FG Capital Advisors often works in precisely that gap between commercial opportunity and financeable structure: turning future revenue expectations into documentation that institutional counterparties can analyse with confidence.
The practical test: is the ERPA doing the right job?
A useful way to assess any ERPA is to ask what role it is expected to play. If it is simply a forward sales contract for optional monetisation, flexibility may matter most. If it is meant to anchor a capital raise, the emphasis shifts to certainty, enforceability and downside management.
Those are different objectives, and they should not be confused. A sponsor may want headline pricing and minimal restrictions, while a funder may want conservative volume assumptions, step-in rights, information covenants and clear recourse on non-delivery. Neither position is inherently wrong.
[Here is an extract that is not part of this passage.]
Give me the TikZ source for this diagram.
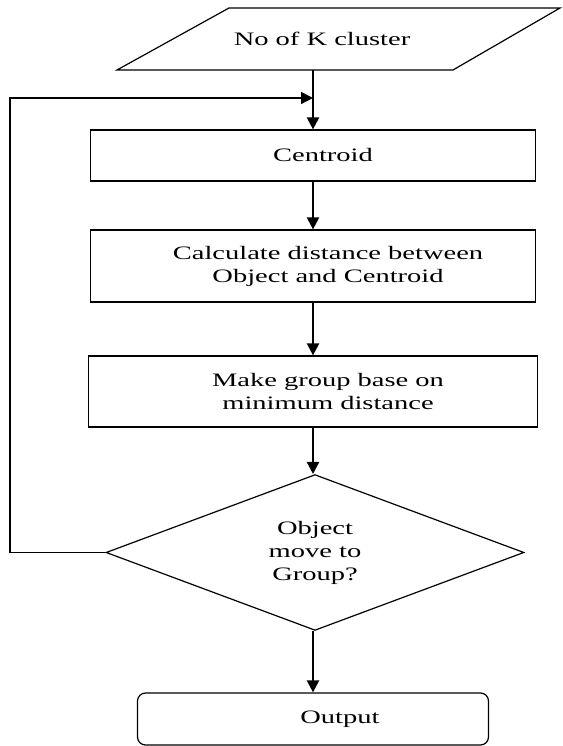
\documentclass[tikz,border=0pt]{standalone}
\usepackage{fontspec}
\setmainfont{Liberation Serif}[FakeStretch=1.5]
\usetikzlibrary{shapes.geometric,arrows.meta}

\begin{document}
\begin{tikzpicture}[x=1pt,y=1pt]
\tikzset{boite/.style={draw, line width=1.2pt, rectangle, align=center, minimum width=445pt, inner sep=0pt, font=\fontsize{19}{23}\selectfont},
  losange/.style={draw, line width=1.2pt, diamond, align=center, minimum width=418pt, minimum height=151pt, inner sep=0pt, font=\fontsize{19}{23}\selectfont},
  fleche/.style={line width=2.2pt, -{Triangle[length=12pt,width=12pt]}},
  retour/.style={line width=1.4pt, -{Triangle[length=12pt,width=12pt]}}}
\newcommand{\dec}[1]{\hspace*{#1}}
\useasboundingbox (0,0) rectangle (562,746);
% entree
\draw[line width=1.2pt] (117,676) -- (229,738) -- (560,738) -- (453,676) -- cycle;
\node[font=\fontsize{19}{23}\selectfont] (E1) at (322,707) {No of K cluster};
\coordinate (B1) at (313,676);
\coordinate (J) at (313,648);
\coordinate (C) at (10,648);
% etapes
\node[boite, minimum height=51pt] (E2) at (313,590.5) {\dec{20pt}Centroid};
\node[boite, minimum height=72pt] (E3) at (313,480) {\dec{30pt}Calculate distance between\\\dec{30pt}Object and Centroid};
\node[boite, minimum height=71pt, minimum width=449pt] (E4) at (313,354.5) {\dec{30pt}Make group base on\\\dec{30pt}minimum distance};
\node[losange] (E5) at (315,193.5) {Object\\move to\\Group?};
\node[boite, rounded corners=8pt, minimum width=351pt, minimum height=52pt] (E6) at (313,27) {\dec{54pt}Output};
\draw[fleche] (B1) -- (E2.north);
\draw[fleche] (E2) -- (E3);
\draw[fleche] (E3) -- (E4);
\draw[fleche] (E4.south) -- (E5.north -| E4.south);
\draw[fleche] (E5.south -| E6.north) -- (E6.north);
\draw[retour] (E5.west) -| (C) -- (J);
\end{tikzpicture}
\end{document}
The contract needs to reflect the actual financing strategy.
The strongest ERPAs are not necessarily the most aggressive. They are the ones that allocate risk to the party best able to manage it, preserve commercial realism, and leave enough documentary clarity for a third-party underwriter to follow the transaction logic without guesswork.
If you are asking how does an ERPA work, the useful answer is that it works when it converts future carbon issuance into a revenue stream that can survive diligence, not merely when it states a price per tonne. That distinction is where many carbon transactions are either funded or left on the table.